● Records for this task
::::

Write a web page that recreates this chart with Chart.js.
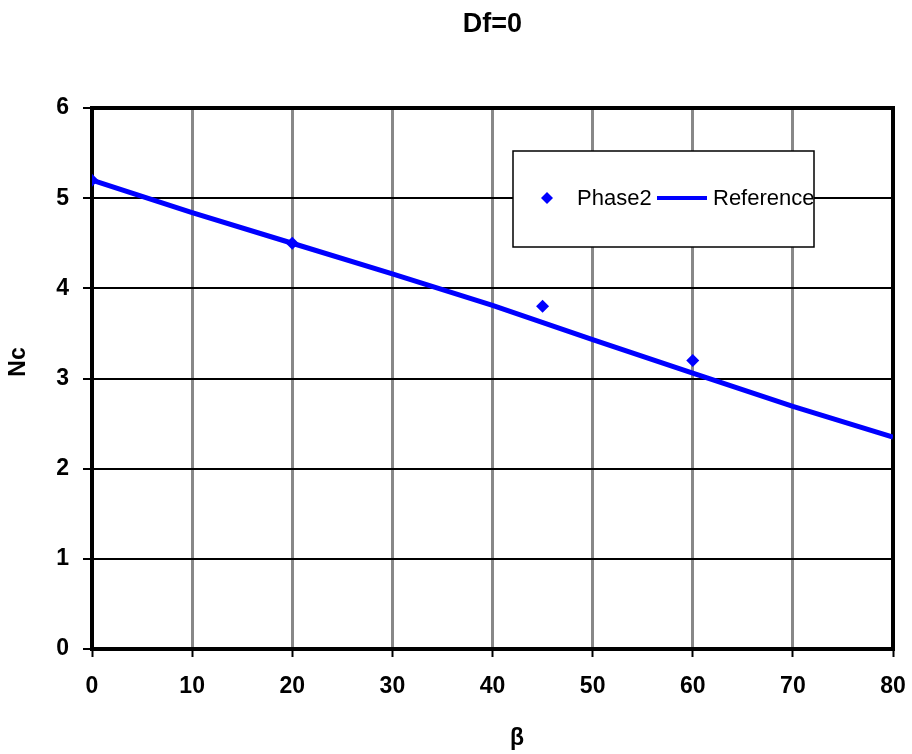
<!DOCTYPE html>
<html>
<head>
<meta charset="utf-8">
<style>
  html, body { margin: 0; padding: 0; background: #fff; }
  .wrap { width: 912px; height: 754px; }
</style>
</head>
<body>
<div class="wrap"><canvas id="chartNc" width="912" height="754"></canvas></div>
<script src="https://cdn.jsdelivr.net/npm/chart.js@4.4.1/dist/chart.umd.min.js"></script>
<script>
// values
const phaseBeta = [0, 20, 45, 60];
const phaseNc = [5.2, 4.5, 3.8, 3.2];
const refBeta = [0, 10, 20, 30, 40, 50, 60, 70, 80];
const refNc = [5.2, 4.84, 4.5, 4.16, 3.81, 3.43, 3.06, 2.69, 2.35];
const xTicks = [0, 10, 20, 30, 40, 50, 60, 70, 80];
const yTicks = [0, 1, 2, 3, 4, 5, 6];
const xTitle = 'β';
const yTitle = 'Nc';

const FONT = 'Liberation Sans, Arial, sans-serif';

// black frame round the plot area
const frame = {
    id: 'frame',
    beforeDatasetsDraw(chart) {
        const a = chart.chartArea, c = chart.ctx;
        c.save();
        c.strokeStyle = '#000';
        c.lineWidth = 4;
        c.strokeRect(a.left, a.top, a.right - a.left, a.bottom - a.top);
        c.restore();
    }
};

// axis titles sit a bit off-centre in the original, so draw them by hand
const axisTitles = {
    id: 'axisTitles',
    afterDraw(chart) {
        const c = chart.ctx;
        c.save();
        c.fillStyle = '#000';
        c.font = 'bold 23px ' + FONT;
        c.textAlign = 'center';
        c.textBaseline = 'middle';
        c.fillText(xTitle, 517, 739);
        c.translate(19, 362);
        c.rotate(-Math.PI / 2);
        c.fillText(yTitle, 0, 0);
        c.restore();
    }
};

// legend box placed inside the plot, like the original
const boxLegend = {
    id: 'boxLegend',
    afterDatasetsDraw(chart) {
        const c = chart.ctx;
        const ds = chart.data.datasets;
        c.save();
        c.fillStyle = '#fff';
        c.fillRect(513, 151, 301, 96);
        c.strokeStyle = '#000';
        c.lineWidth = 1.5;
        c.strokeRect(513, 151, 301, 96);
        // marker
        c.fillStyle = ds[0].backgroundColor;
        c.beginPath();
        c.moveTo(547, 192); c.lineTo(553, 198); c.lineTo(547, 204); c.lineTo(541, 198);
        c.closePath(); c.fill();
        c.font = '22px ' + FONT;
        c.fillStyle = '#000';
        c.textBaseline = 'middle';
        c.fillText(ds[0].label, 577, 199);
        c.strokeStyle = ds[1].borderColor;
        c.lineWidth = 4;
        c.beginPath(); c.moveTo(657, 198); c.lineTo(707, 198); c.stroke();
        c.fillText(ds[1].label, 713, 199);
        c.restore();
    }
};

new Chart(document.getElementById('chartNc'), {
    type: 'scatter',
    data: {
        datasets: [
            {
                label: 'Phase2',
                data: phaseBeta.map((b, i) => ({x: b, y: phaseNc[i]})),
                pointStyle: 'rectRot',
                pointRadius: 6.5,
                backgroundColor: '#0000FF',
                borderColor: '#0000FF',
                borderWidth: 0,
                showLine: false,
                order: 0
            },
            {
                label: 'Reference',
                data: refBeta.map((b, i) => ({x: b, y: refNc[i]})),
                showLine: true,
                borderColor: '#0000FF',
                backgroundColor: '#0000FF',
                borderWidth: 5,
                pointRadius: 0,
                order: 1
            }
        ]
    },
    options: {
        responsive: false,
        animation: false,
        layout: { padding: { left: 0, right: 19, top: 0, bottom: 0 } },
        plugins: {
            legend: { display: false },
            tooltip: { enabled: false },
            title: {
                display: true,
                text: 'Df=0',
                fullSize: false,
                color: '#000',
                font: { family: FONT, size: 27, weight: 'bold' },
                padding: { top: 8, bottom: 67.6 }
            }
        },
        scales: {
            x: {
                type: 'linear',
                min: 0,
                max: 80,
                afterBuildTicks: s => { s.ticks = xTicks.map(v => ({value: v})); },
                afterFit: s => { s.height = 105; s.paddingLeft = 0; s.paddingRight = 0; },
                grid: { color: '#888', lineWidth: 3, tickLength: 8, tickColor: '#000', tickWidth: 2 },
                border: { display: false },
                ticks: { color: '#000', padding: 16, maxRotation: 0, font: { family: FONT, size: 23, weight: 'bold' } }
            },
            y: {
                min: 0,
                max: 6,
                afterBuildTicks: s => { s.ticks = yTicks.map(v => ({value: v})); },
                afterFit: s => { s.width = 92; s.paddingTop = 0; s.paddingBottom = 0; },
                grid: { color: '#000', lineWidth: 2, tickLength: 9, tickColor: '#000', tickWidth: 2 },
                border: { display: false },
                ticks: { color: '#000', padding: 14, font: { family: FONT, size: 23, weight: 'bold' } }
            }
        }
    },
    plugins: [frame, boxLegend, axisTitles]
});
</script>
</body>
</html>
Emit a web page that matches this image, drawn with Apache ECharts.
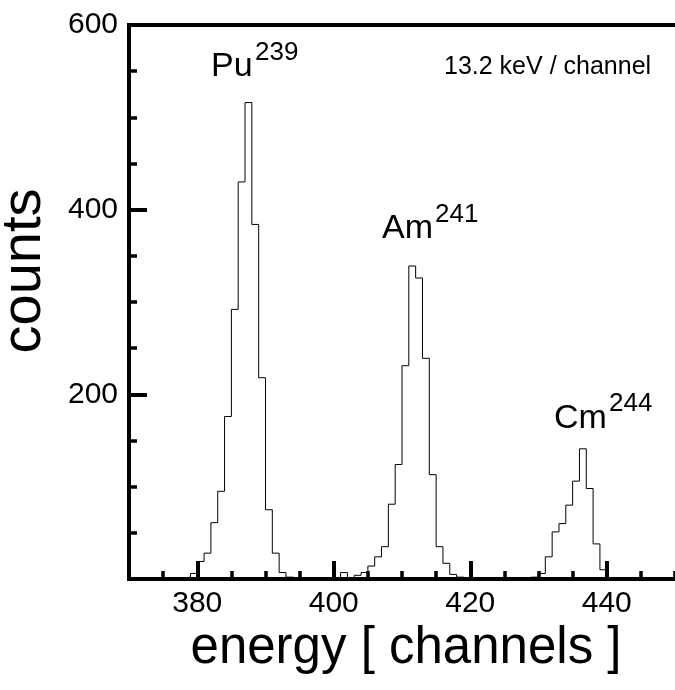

::::

● Exercise
Make an exact copy of all the material, but keep the pictures out of it.

● Answer to the task
Write a web page that recreates this chart with Chart.js.
<!DOCTYPE html>
<html>
<head>
<meta charset="utf-8">
<style>
  html, body { margin: 0; padding: 0; background: #fff; }
  .wrap { width: 912px; height: 754px; }
</style>
</head>
<body>
<div class="wrap"><canvas id="chartNc" width="912" height="754"></canvas></div>
<script src="https://cdn.jsdelivr.net/npm/chart.js@4.4.1/dist/chart.umd.min.js"></script>
<script>
// values
const phaseBeta = [0, 20, 45, 60];
const phaseNc = [5.2, 4.5, 3.8, 3.2];
const refBeta = [0, 10, 20, 30, 40, 50, 60, 70, 80];
const refNc = [5.2, 4.84, 4.5, 4.16, 3.81, 3.43, 3.06, 2.69, 2.35];
const xTicks = [0, 10, 20, 30, 40, 50, 60, 70, 80];
const yTicks = [0, 1, 2, 3, 4, 5, 6];
const xTitle = 'β';
const yTitle = 'Nc';

const FONT = 'Liberation Sans, Arial, sans-serif';

// black frame round the plot area
const frame = {
    id: 'frame',
    beforeDatasetsDraw(chart) {
        const a = chart.chartArea, c = chart.ctx;
        c.save();
        c.strokeStyle = '#000';
        c.lineWidth = 4;
        c.strokeRect(a.left, a.top, a.right - a.left, a.bottom - a.top);
        c.restore();
    }
};

// axis titles sit a bit off-centre in the original, so draw them by hand
const axisTitles = {
    id: 'axisTitles',
    afterDraw(chart) {
        const c = chart.ctx;
        c.save();
        c.fillStyle = '#000';
        c.font = 'bold 23px ' + FONT;
        c.textAlign = 'center';
        c.textBaseline = 'middle';
        c.fillText(xTitle, 517, 739);
        c.translate(19, 362);
        c.rotate(-Math.PI / 2);
        c.fillText(yTitle, 0, 0);
        c.restore();
    }
};

// legend box placed inside the plot, like the original
const boxLegend = {
    id: 'boxLegend',
    afterDatasetsDraw(chart) {
        const c = chart.ctx;
        const ds = chart.data.datasets;
        c.save();
        c.fillStyle = '#fff';
        c.fillRect(513, 151, 301, 96);
        c.strokeStyle = '#000';
        c.lineWidth = 1.5;
        c.strokeRect(513, 151, 301, 96);
        // marker
        c.fillStyle = ds[0].backgroundColor;
        c.beginPath();
        c.moveTo(547, 192); c.lineTo(553, 198); c.lineTo(547, 204); c.lineTo(541, 198);
        c.closePath(); c.fill();
        c.font = '22px ' + FONT;
        c.fillStyle = '#000';
        c.textBaseline = 'middle';
        c.fillText(ds[0].label, 577, 199);
        c.strokeStyle = ds[1].borderColor;
        c.lineWidth = 4;
        c.beginPath(); c.moveTo(657, 198); c.lineTo(707, 198); c.stroke();
        c.fillText(ds[1].label, 713, 199);
        c.restore();
    }
};

new Chart(document.getElementById('chartNc'), {
    type: 'scatter',
    data: {
        datasets: [
            {
                label: 'Phase2',
                data: phaseBeta.map((b, i) => ({x: b, y: phaseNc[i]})),
                pointStyle: 'rectRot',
                pointRadius: 6.5,
                backgroundColor: '#0000FF',
                borderColor: '#0000FF',
                borderWidth: 0,
                showLine: false,
                order: 0
            },
            {
                label: 'Reference',
                data: refBeta.map((b, i) => ({x: b, y: refNc[i]})),
                showLine: true,
                borderColor: '#0000FF',
                backgroundColor: '#0000FF',
                borderWidth: 5,
                pointRadius: 0,
                order: 1
            }
        ]
    },
    options: {
        responsive: false,
        animation: false,
        layout: { padding: { left: 0, right: 19, top: 0, bottom: 0 } },
        plugins: {
            legend: { display: false },
            tooltip: { enabled: false },
            title: {
                display: true,
                text: 'Df=0',
                fullSize: false,
                color: '#000',
                font: { family: FONT, size: 27, weight: 'bold' },
                padding: { top: 8, bottom: 67.6 }
            }
        },
        scales: {
            x: {
                type: 'linear',
                min: 0,
                max: 80,
                afterBuildTicks: s => { s.ticks = xTicks.map(v => ({value: v})); },
                afterFit: s => { s.height = 105; s.paddingLeft = 0; s.paddingRight = 0; },
                grid: { color: '#888', lineWidth: 3, tickLength: 8, tickColor: '#000', tickWidth: 2 },
                border: { display: false },
                ticks: { color: '#000', padding: 16, maxRotation: 0, font: { family: FONT, size: 23, weight: 'bold' } }
            },
            y: {
                min: 0,
                max: 6,
                afterBuildTicks: s => { s.ticks = yTicks.map(v => ({value: v})); },
                afterFit: s => { s.width = 92; s.paddingTop = 0; s.paddingBottom = 0; },
                grid: { color: '#000', lineWidth: 2, tickLength: 9, tickColor: '#000', tickWidth: 2 },
                border: { display: false },
                ticks: { color: '#000', padding: 14, font: { family: FONT, size: 23, weight: 'bold' } }
            }
        }
    },
    plugins: [frame, boxLegend, axisTitles]
});
</script>
</body>
</html>
Emit a web page that matches this image, drawn with Apache ECharts.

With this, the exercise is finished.